§ Written task:
All lines from the beginning of the listing through the line with "ax.plot(p, h, color='#3030e0', lw=1.3, zorder=3)" are to be copied word for word; the pictures are not.

§ Record excerpts:
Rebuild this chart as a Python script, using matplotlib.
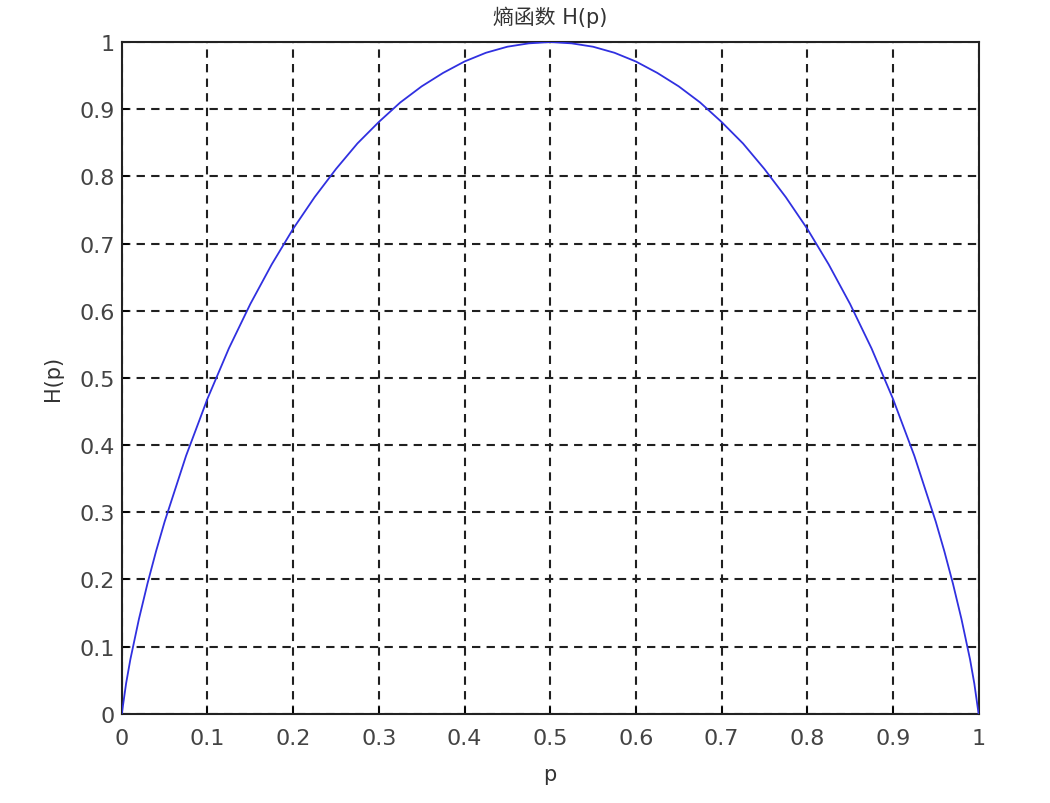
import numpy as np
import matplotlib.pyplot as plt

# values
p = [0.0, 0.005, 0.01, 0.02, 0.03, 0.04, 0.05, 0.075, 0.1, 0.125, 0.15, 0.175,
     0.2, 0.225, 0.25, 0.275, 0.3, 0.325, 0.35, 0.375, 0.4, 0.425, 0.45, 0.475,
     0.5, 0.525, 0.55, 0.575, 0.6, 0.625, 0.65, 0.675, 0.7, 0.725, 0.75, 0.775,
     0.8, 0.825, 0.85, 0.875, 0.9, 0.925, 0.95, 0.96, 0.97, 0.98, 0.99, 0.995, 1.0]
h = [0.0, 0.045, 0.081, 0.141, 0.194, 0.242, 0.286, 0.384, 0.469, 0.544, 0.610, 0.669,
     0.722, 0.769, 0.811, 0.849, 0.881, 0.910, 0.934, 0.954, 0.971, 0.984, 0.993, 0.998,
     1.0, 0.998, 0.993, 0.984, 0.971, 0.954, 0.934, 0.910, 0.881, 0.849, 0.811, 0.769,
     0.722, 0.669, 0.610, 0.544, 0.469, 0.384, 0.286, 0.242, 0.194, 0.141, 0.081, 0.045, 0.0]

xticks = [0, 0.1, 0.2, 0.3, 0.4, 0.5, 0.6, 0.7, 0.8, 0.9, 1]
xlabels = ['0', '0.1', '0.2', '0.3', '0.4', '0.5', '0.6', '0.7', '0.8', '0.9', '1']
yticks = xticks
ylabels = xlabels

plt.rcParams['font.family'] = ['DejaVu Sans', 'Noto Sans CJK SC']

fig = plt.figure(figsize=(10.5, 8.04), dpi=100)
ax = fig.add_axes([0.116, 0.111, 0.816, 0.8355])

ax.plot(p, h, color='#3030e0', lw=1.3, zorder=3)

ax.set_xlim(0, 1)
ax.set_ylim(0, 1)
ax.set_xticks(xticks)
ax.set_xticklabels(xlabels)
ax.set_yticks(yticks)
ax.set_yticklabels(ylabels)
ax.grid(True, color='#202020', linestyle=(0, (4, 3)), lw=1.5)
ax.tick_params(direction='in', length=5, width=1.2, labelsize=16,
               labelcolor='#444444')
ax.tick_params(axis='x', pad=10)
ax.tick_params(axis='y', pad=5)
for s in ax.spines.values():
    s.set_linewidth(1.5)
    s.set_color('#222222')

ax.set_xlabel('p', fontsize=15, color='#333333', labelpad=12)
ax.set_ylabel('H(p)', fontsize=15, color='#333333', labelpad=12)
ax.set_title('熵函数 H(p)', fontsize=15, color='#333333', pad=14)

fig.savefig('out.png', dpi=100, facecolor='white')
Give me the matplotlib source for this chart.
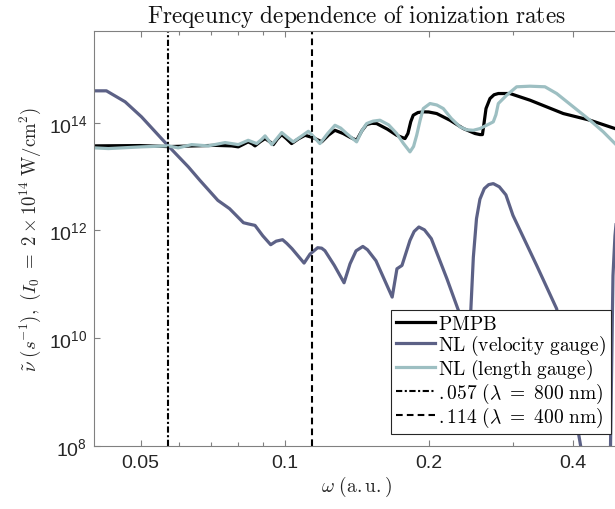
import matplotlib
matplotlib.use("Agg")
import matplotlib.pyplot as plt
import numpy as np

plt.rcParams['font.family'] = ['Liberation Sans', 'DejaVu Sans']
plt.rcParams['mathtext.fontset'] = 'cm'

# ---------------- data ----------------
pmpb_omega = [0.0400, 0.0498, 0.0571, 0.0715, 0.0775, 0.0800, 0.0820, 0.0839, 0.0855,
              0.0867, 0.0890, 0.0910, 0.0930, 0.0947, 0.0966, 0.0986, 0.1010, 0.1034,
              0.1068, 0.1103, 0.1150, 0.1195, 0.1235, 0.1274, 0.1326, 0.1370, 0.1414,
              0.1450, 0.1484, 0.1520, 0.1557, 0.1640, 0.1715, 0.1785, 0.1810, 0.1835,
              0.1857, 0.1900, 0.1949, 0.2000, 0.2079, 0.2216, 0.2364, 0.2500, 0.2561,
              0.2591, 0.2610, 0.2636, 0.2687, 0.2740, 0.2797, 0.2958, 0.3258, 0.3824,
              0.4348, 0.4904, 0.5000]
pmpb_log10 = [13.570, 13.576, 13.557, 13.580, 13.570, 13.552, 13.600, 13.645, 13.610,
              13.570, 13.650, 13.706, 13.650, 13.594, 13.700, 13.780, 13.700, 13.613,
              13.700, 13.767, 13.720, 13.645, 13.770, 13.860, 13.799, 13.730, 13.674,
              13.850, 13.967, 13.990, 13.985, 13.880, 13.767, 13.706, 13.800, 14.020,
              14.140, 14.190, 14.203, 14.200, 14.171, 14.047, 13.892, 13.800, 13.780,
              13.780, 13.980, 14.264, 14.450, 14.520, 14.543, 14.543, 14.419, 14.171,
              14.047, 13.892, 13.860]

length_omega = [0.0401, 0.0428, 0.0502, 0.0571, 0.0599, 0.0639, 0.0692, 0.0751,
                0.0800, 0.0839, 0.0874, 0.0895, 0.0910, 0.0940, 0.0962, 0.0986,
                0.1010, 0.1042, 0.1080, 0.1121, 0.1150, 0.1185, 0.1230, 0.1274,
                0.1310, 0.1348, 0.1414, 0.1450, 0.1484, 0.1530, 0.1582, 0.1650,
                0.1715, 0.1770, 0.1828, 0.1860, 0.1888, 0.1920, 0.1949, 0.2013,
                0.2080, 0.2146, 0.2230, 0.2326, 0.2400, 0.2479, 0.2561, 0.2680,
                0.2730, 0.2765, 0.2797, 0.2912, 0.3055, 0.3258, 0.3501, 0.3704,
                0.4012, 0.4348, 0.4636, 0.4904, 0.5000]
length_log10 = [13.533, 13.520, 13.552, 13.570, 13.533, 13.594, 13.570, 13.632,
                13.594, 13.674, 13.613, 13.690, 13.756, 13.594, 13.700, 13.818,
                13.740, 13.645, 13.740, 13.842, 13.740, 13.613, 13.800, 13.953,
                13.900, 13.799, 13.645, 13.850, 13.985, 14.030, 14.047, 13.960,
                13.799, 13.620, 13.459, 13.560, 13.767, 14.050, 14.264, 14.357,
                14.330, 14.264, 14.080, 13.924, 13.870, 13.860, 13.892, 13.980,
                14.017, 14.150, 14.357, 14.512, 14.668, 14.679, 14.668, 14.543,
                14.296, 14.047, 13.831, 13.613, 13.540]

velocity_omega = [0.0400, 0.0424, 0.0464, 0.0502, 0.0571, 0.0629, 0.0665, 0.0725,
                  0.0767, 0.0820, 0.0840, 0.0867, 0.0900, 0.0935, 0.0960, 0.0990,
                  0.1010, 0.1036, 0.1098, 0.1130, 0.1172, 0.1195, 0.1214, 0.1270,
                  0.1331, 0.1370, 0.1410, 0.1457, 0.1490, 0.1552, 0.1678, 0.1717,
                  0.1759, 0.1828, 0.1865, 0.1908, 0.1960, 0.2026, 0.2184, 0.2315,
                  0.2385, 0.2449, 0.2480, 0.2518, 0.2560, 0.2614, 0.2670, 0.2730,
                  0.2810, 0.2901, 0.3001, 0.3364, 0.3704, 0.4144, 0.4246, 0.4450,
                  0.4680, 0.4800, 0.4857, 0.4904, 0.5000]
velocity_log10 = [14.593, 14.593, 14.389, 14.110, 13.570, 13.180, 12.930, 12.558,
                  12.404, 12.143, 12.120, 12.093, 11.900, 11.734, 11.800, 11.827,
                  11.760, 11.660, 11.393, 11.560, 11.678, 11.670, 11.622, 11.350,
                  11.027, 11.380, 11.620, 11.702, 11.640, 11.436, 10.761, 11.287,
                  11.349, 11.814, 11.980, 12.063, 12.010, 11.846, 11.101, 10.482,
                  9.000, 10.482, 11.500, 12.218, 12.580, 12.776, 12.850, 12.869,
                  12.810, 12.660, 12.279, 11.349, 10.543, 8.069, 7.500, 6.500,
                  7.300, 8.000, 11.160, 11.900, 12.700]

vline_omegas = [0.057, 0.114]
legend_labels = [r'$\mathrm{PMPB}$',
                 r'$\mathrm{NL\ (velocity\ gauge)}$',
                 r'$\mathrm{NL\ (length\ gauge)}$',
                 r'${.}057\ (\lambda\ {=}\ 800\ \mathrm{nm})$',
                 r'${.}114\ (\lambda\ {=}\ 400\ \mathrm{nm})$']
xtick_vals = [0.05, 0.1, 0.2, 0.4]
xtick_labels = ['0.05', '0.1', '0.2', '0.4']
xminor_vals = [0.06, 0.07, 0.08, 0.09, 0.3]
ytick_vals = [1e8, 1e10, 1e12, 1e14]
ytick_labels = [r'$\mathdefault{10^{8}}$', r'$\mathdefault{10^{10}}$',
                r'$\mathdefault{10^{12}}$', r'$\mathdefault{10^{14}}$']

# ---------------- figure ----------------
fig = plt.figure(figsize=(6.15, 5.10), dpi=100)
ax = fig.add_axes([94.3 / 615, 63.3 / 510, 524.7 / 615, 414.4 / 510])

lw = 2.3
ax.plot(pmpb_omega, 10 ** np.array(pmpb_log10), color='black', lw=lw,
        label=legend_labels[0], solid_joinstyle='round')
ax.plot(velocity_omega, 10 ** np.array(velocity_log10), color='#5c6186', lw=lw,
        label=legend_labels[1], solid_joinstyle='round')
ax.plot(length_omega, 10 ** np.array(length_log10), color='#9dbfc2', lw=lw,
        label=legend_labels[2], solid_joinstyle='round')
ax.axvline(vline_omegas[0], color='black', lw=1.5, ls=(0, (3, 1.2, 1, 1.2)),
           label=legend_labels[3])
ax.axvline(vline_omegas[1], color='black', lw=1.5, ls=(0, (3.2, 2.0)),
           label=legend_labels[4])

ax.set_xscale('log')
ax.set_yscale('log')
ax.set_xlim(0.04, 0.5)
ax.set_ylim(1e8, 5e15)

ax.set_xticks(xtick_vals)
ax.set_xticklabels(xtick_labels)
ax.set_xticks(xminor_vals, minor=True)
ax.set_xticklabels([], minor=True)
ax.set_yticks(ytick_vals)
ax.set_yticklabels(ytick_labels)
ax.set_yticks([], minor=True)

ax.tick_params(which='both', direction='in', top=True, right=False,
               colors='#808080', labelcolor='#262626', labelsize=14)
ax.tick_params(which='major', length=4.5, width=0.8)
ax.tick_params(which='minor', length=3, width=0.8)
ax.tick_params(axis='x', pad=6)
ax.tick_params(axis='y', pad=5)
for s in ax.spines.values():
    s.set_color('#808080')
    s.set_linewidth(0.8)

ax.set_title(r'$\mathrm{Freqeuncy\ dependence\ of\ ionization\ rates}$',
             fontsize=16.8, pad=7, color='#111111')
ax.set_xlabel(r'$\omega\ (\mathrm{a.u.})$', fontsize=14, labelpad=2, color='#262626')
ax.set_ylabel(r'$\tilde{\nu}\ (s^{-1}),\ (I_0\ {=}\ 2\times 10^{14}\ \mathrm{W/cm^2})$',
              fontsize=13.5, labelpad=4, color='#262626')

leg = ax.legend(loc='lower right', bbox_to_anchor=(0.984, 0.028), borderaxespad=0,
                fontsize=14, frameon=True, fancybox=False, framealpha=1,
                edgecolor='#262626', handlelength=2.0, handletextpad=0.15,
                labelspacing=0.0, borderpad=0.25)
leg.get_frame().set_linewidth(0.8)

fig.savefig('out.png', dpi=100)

§ Solution for this problem:
Rebuild this chart as a Python script, using matplotlib.
import numpy as np
import matplotlib.pyplot as plt

# values
p = [0.0, 0.005, 0.01, 0.02, 0.03, 0.04, 0.05, 0.075, 0.1, 0.125, 0.15, 0.175,
     0.2, 0.225, 0.25, 0.275, 0.3, 0.325, 0.35, 0.375, 0.4, 0.425, 0.45, 0.475,
     0.5, 0.525, 0.55, 0.575, 0.6, 0.625, 0.65, 0.675, 0.7, 0.725, 0.75, 0.775,
     0.8, 0.825, 0.85, 0.875, 0.9, 0.925, 0.95, 0.96, 0.97, 0.98, 0.99, 0.995, 1.0]
h = [0.0, 0.045, 0.081, 0.141, 0.194, 0.242, 0.286, 0.384, 0.469, 0.544, 0.610, 0.669,
     0.722, 0.769, 0.811, 0.849, 0.881, 0.910, 0.934, 0.954, 0.971, 0.984, 0.993, 0.998,
     1.0, 0.998, 0.993, 0.984, 0.971, 0.954, 0.934, 0.910, 0.881, 0.849, 0.811, 0.769,
     0.722, 0.669, 0.610, 0.544, 0.469, 0.384, 0.286, 0.242, 0.194, 0.141, 0.081, 0.045, 0.0]

xticks = [0, 0.1, 0.2, 0.3, 0.4, 0.5, 0.6, 0.7, 0.8, 0.9, 1]
xlabels = ['0', '0.1', '0.2', '0.3', '0.4', '0.5', '0.6', '0.7', '0.8', '0.9', '1']
yticks = xticks
ylabels = xlabels

plt.rcParams['font.family'] = ['DejaVu Sans', 'Noto Sans CJK SC']

fig = plt.figure(figsize=(10.5, 8.04), dpi=100)
ax = fig.add_axes([0.116, 0.111, 0.816, 0.8355])

ax.plot(p, h, color='#3030e0', lw=1.3, zorder=3)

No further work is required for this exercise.